Best for small matrices or when the structure is known on a single rank. If comm is None, it runs in serial mode.
import numpy as np
import vbcsr
# Serial mode (no MPI)
mat = vbcsr.VBCSR.create_serial(
comm=None,
global_blocks=2,
block_sizes=[2, 2],
adjacency=[[0, 1], [0, 1]] # Full connectivity
)For large problems, each rank defines only its owned rows.
from mpi4py import MPI
comm = MPI.COMM_WORLD
rank = comm.Get_rank()
# Each rank owns 1 block of size 100
owned_indices = [rank]
block_sizes = [100]
adjacency = [[rank, (rank+1)%size]] # Connect to self and next rank
mat = vbcsr.VBCSR.create_distributed(comm, owned_indices, block_sizes, adjacency)Useful for testing and benchmarking.
mat = vbcsr.VBCSR.create_random(comm, global_blocks=1000, block_size_min=10, block_size_max=20)After creating the matrix, you must add data blocks and call assemble().
# Add a 2x2 identity block at global block coordinates (0, 0)
mat.add_block(0, 0, np.eye(2))
mat.assemble() # Finalize communicationVBCSR supports natural Python operators and properties.
# Properties
print(mat.shape)
print(mat.nnz)
print(mat.real) # Real part
print(mat.imag) # Imaginary part
# Arithmetic
B = mat * 2.0 # Scalar multiplication
C = mat + B # Matrix addition
D = -mat # Negation
E = mat - B # Subtraction
# In-place Operations (Memory Efficient)
mat += C # In-place addition
mat.scale(0.5) # In-place scaling
mat.transpose_() # In-place transpose
mat.conj_() # In-place conjugateYou can access individual elements (slow, for debugging).
val = mat[0, 0]Vectors can be created from the matrix or from NumPy arrays.
# Create vector compatible with matrix A
v = mat.create_vector()
v.set_constant(1.0)
# From NumPy (local part)
v_np = np.array([1.0, 2.0])
v.from_numpy(v_np)
# Arithmetic
w = mat @ v # Matrix-Vector Multiplication (SpMV)
z = v + w # Vector addition
dot = v.dot(w) # Dot productOne of VBCSR's strongest features is its seamless integration with standard Python types and NumPy arrays.
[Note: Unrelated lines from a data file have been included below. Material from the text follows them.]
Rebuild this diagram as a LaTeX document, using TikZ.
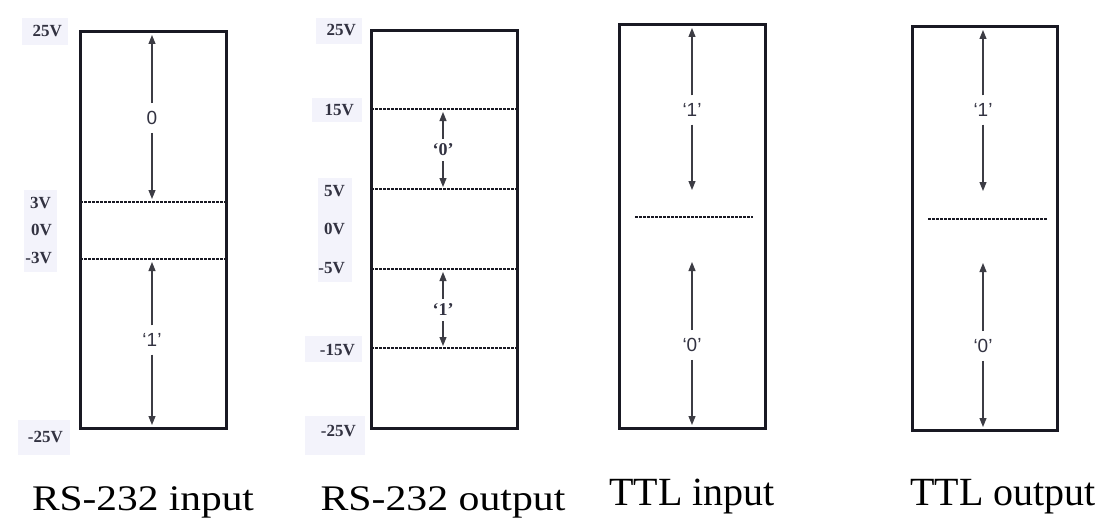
\documentclass[tikz,border=0pt]{standalone}
\usepackage{fontspec}
\setmainfont{Liberation Serif}
\setsansfont{Liberation Sans}
\usetikzlibrary{arrows.meta}
\definecolor{ink}{RGB}{25,25,35}
\definecolor{lab}{RGB}{50,50,65}
\definecolor{patch}{RGB}{243,243,251}
\begin{document}
\begin{tikzpicture}[x=1pt,y=-1pt,
  box/.style={draw=ink, line width=3pt},
  lvl/.style={draw=ink, line width=1.2pt, dash pattern=on 2.5pt off 1.5pt},
  vlab/.style={font=\fontsize{17}{17}\selectfont\bfseries, text=lab, inner sep=1pt, anchor=east},
  arr/.style={draw=ink!85, line width=1.1pt, -{Triangle[length=9pt,width=7pt]}},
  val/.style={font=\sffamily\fontsize{19}{19}\selectfont, text=lab, inner xsep=2pt, inner ysep=8pt},
  sval/.style={font=\fontsize{18}{18}\selectfont\bfseries, text=lab, inner xsep=2pt, inner ysep=5pt},
  capt/.style={text=black, anchor=base, inner sep=0pt}
]
\useasboundingbox (0,0) rectangle (1104,519);
\fill[white] (0,0) rectangle (1104,519);

% faint background patches behind the voltage labels
\fill[patch] (22,18) rectangle (68,45);
\fill[patch] (24,190) rectangle (57,272);
\fill[patch] (18,420) rectangle (70,455);
\fill[patch] (316,18) rectangle (362,44);
\fill[patch] (312,98) rectangle (362,122);
\fill[patch] (318,178) rectangle (352,282);
\fill[patch] (305,336) rectangle (362,362);
\fill[patch] (305,416) rectangle (365,455);

% ---------- RS-232 input ----------
\draw[box] (80,32) rectangle (226,428);
\draw[lvl] (80,202) -- (226,202);
\draw[lvl] (80,259) -- (226,259);
\coordinate (a1t) at (152,35);
\coordinate (a1b) at (152,199);
\coordinate (a2t) at (152,262);
\coordinate (a2b) at (152,425);
\node[val] (l1) at (152,118) {0};
\node[val] (l2) at (152,340) {`1'};
\draw[arr] (l1) -- (a1t);
\draw[arr] (l1) -- (a1b);
\draw[arr] (l2) -- (a2t);
\draw[arr] (l2) -- (a2b);
\node[vlab] (v1) at (63,31) {25V};
\node[vlab] (v2) at (52,203) {3V};
\node[vlab] (v3) at (53,230) {0V};
\node[vlab] (v4) at (53,258) {-3V};
\node[vlab] (v5) at (64,437) {-25V};

% ---------- RS-232 output ----------
\draw[box] (371,31) rectangle (517,428);
\draw[lvl] (371,109) -- (517,109);
\draw[lvl] (371,189) -- (517,189);
\draw[lvl] (371,269) -- (517,269);
\draw[lvl] (371,348) -- (517,348);
\coordinate (b1t) at (443,112);
\coordinate (b1b) at (443,187);
\coordinate (b2t) at (443,272);
\coordinate (b2b) at (443,346);
\node[sval] (m1) at (443,150) {`0'};
\node[sval] (m2) at (443,310) {`1'};
\draw[arr] (m1) -- (b1t);
\draw[arr] (m1) -- (b1b);
\draw[arr] (m2) -- (b2t);
\draw[arr] (m2) -- (b2b);
\node[vlab] (w1) at (357,30) {25V};
\node[vlab] (w2) at (355,110) {15V};
\node[vlab] (w3) at (346,191) {5V};
\node[vlab] (w4) at (346,229) {0V};
\node[vlab] (w5) at (346,268) {-5V};
\node[vlab] (w6) at (356,350) {-15V};
\node[vlab] (w7) at (357,431) {-25V};

% ---------- TTL input ----------
\draw[box] (619,25) rectangle (765,428);
\draw[lvl] (635,217) -- (753,217);
\coordinate (c1t) at (692,28);
\coordinate (c1b) at (692,190);
\coordinate (c2t) at (692,262);
\coordinate (c2b) at (692,425);
\node[val] (n1) at (692,110) {`1'};
\node[val] (n2) at (692,345) {`0'};
\draw[arr] (n1) -- (c1t);
\draw[arr] (n1) -- (c1b);
\draw[arr] (n2) -- (c2t);
\draw[arr] (n2) -- (c2b);

% ---------- TTL output ----------
\draw[box] (912,27) rectangle (1057,430);
\draw[lvl] (928,219) -- (1047,219);
\coordinate (d1t) at (983,30);
\coordinate (d1b) at (983,191);
\coordinate (d2t) at (983,263);
\coordinate (d2b) at (983,427);
\node[val] (o1) at (983,110) {`1'};
\node[val] (o2) at (983,346) {`0'};
\draw[arr] (o1) -- (d1t);
\draw[arr] (o1) -- (d1b);
\draw[arr] (o2) -- (d2t);
\draw[arr] (o2) -- (d2b);

% ---------- captions ----------
\node[capt, font=\fontsize{36}{36}\selectfont] (t1) at (143,510) {\scalebox{1.15}[1]{RS-232 input}};
\node[capt, font=\fontsize{36}{36}\selectfont] (t2) at (443,510) {\scalebox{1.16}[1]{RS-232 output}};
\node[capt, font=\fontsize{40}{40}\selectfont] (t3) at (692,505) {TTL input};
\node[capt, font=\fontsize{40}{40}\selectfont] (t4) at (1003,505) {TTL output};
\end{tikzpicture}
\end{document}
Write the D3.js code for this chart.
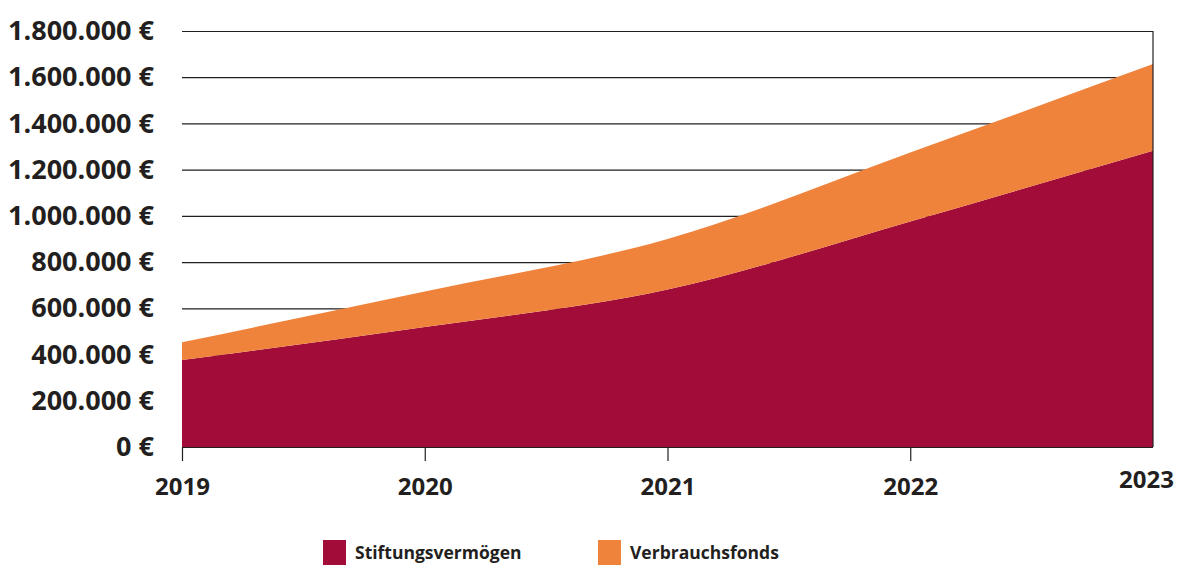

You don't need to manually wrap everything in VBCSR objects.
You can use standard Python int, float, or complex scalars directly with VBCSR objects.
# Matrix-Scalar
mat *= 2.5 # Scale matrix
mat += mat2 # Matrix addition
# Vector-Scalar
v = mat.create_vector()
v.set_constant(1.0)
v *= 0.5 # Scale vector
v += 1.0 # Add scalar to all elements (broadcast)VBCSR methods automatically handle NumPy arrays, treating them as the local portion of a distributed vector.
import numpy as np
# Matrix-Vector Multiplication with NumPy input
x_np = np.random.rand(100) # Local numpy array
y = mat @ x_np # Returns a DistVector (y = A * x)
# Matrix-Matrix Multiplication (SpMM)
X_np = np.random.rand(100, 5) # 5 columns
Y = mat @ X_np # Returns a DistMultiVector
# Vector Operations
v = mat.create_vector()
v += x_np # Add numpy array to distributed vector
v *= x_np # Element-wise multiplicationVBCSR implements the scipy.sparse.linalg.LinearOperator interface, making it compatible with SciPy's iterative solvers.
from scipy.sparse.linalg import cg, gmres
# Solve Ax = b
x, info = cg(mat, v, rtol=1e-5)
if info == 0:
print("Converged!")When running with MPI (mpirun -np N python script.py), VBCSR automatically handles:
- Partitioning: Rows are distributed among ranks.
- Ghost Exchange:
assemble()exchanges non-local matrix blocks. - Communication: Matrix-vector multiplication automatically synchronizes vector "ghost" elements (elements needed from other ranks).
Note: Input NumPy arrays passed to from_numpy or mult are always assumed to represent the local portion of the vector owned by the calling rank.